Recorded data:
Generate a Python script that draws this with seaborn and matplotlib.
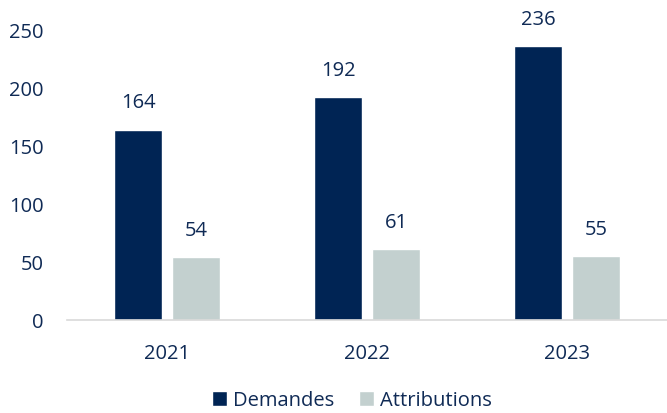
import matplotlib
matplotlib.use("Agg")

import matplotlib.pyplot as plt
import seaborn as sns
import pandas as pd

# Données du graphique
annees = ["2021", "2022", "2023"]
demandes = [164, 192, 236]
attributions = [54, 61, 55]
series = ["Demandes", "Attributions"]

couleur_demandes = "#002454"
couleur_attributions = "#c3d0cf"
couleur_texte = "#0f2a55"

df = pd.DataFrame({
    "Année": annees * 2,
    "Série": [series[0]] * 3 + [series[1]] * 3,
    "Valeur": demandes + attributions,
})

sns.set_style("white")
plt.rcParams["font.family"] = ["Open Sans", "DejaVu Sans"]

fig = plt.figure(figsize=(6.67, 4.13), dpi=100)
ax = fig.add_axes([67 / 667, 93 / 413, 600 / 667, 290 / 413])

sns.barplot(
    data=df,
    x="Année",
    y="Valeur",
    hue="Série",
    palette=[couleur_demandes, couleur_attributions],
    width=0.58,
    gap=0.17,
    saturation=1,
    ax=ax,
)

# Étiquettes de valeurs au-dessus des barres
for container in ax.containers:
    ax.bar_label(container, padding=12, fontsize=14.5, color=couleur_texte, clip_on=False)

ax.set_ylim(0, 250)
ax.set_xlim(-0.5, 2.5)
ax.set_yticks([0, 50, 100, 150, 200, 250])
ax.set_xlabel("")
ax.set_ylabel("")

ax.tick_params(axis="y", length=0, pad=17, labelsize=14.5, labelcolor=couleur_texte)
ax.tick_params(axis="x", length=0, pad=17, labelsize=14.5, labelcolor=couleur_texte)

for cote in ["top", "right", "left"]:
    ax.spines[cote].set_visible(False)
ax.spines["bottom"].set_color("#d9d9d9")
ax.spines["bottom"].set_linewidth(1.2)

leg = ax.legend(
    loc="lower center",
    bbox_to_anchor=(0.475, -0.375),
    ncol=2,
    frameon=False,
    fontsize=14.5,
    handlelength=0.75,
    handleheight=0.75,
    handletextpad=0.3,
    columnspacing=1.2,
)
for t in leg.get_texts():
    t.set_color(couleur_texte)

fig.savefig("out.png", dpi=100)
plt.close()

What is asked: All lines above with "seaborn" in them should be returned.

Result of this exercise:
Generate a Python script that draws this with seaborn and matplotlib.
import seaborn as sns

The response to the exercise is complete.